A statement issued by the Special Adviser on Media to Dikio, Mr Nneotabase Egbe, quoted him as giving his endorsement at the weekend in Port Harcourt while speaking at the 50th anniversary dinner and award night of the Port Harcourt Polo Club.
Dikio applauded the move by Gov Nyesom Wike to stamp out illegal refineries in Rivers, saying that Wike’s efforts should be complemented by all stakeholders in the region.
He said illegal refineries were not the only cause of the environmental devastation in the region, insisting that other harmful practices were also responsible for polluting the environment.
“I commend the Rivers state Governor, Wike, for taking on the issue of illegal oil refineries also known as kpofire head on.
“But, a lot of work still needs to be done. Kpofire is not the only pollutant and so individually and collectively what are we doing, especially the corporate entities to reduce unwanted emissions into our environment?” Dikio asked.
Dikio also urged the people of the region to stop bickering over the percentage in the Petroleum Industry Act (PIA), saying that opportunities would be created for future negotiation.
“I will say that instead of quarrelling about the percentage, we should be talking about what to do with the percentage we got, build on it and we can have another discussion after that.” Dikio said.
While reinforcing the PAP’s Train, Employ and Mentor (TEM) model, Dikio said in the next 10 years, the Niger Delta should have a critical mass that would make people of the region competitive in all spheres.
He said: “We’re looking for partnership with businesses that can train these ex-agitators and give them the required skills for employment in their businesses.
“We in PAP will pay for the training. It is a partnership because we want those who train them to guarantee that they will employ them.

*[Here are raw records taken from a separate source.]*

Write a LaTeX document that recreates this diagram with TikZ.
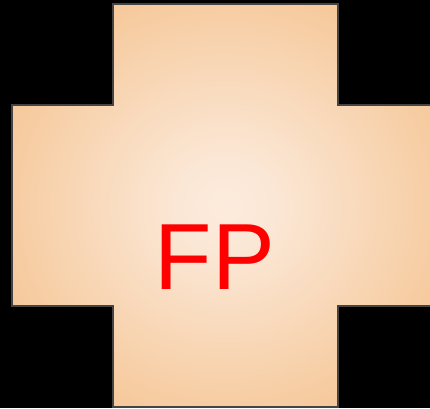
\documentclass[tikz,border=0pt]{standalone}
\usepackage{fontspec}
\setmainfont{Liberation Sans}
\definecolor{crossinner}{RGB}{252,235,221}
\definecolor{crossouter}{RGB}{244,192,138}
\definecolor{crossedge}{RGB}{68,68,68}
\definecolor{fpred}{RGB}{255,0,0}
\pgfdeclareradialshading{crossshade}{\pgfpoint{0bp}{0bp}}{color(0bp)=(crossinner); color(6bp)=(crossinner!90!crossouter); color(34bp)=(crossouter); color(70bp)=(crossouter)}
\begin{document}
\begin{tikzpicture}[x=1pt,y=1pt,
  crossstyle/.style={draw=crossedge, line width=2pt, shading=crossshade},
  labelstyle/.style={text=fpred, font=\fontsize{94}{94}\selectfont, inner sep=0pt, anchor=base}]
\useasboundingbox (0,0) rectangle (430,408);
\fill[black] (0,0) rectangle (430,408);
\clip (0,0) rectangle (430,408);
\path[crossstyle] (113,404) -- (338,404) -- (338,303) -- (439,303) -- (439,102)
  -- (338,102) -- (338,1) -- (113,1) -- (113,102) -- (12,102) -- (12,303)
  -- (113,303) -- cycle;
\node[labelstyle] (fp) at (215,119) {FP};
\end{tikzpicture}
\end{document}
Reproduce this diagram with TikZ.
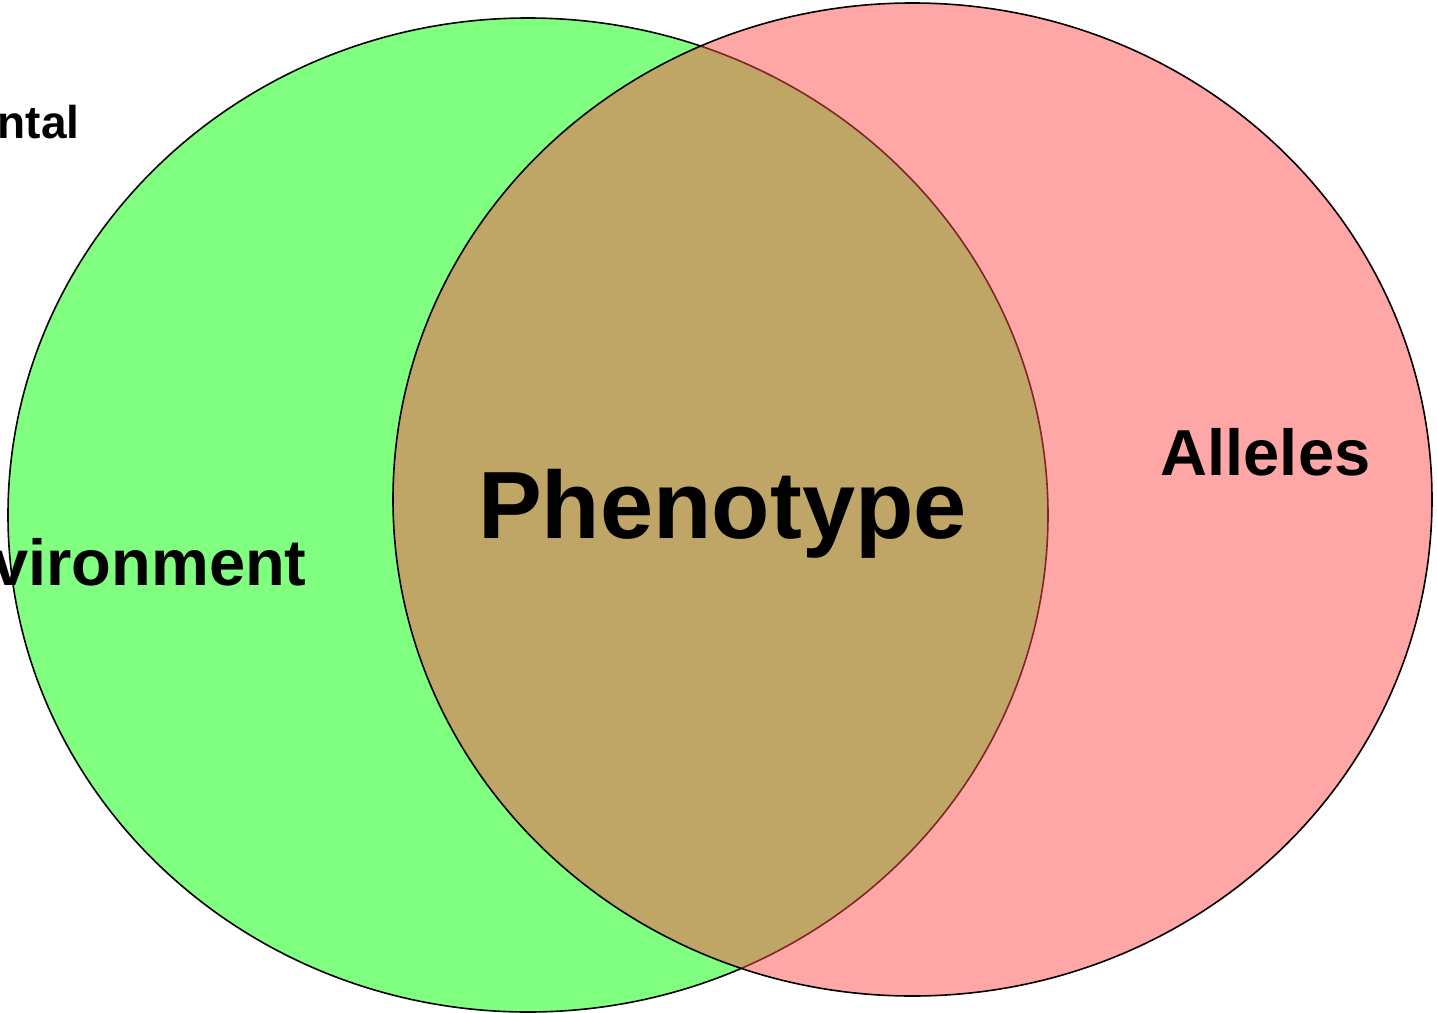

“We are doing this as a departure from the old model which only trained people and put them back in the bloated unemployment market. We feel that is a waste of money and everybody’s time. It also increases the anxiety level in the economy and the polity.”
Earlier, the Chief Host, King Alfred Diette-Spiff, said the game of Polo was catching up in the South-South, noting that contrary to what many people thought, Polo was no longer an elite game.
On his part, President of the Port Harcourt Polo Club, Mr. Chukwudi Dimkpa, said from its humble beginning in 1972, the club has grown to become the preferred Polo club in Nigeria and Africa.
The highpoint of the event was the presentation of awards and the launch and fund raising for the Arena Polo Turf and Children Riding School.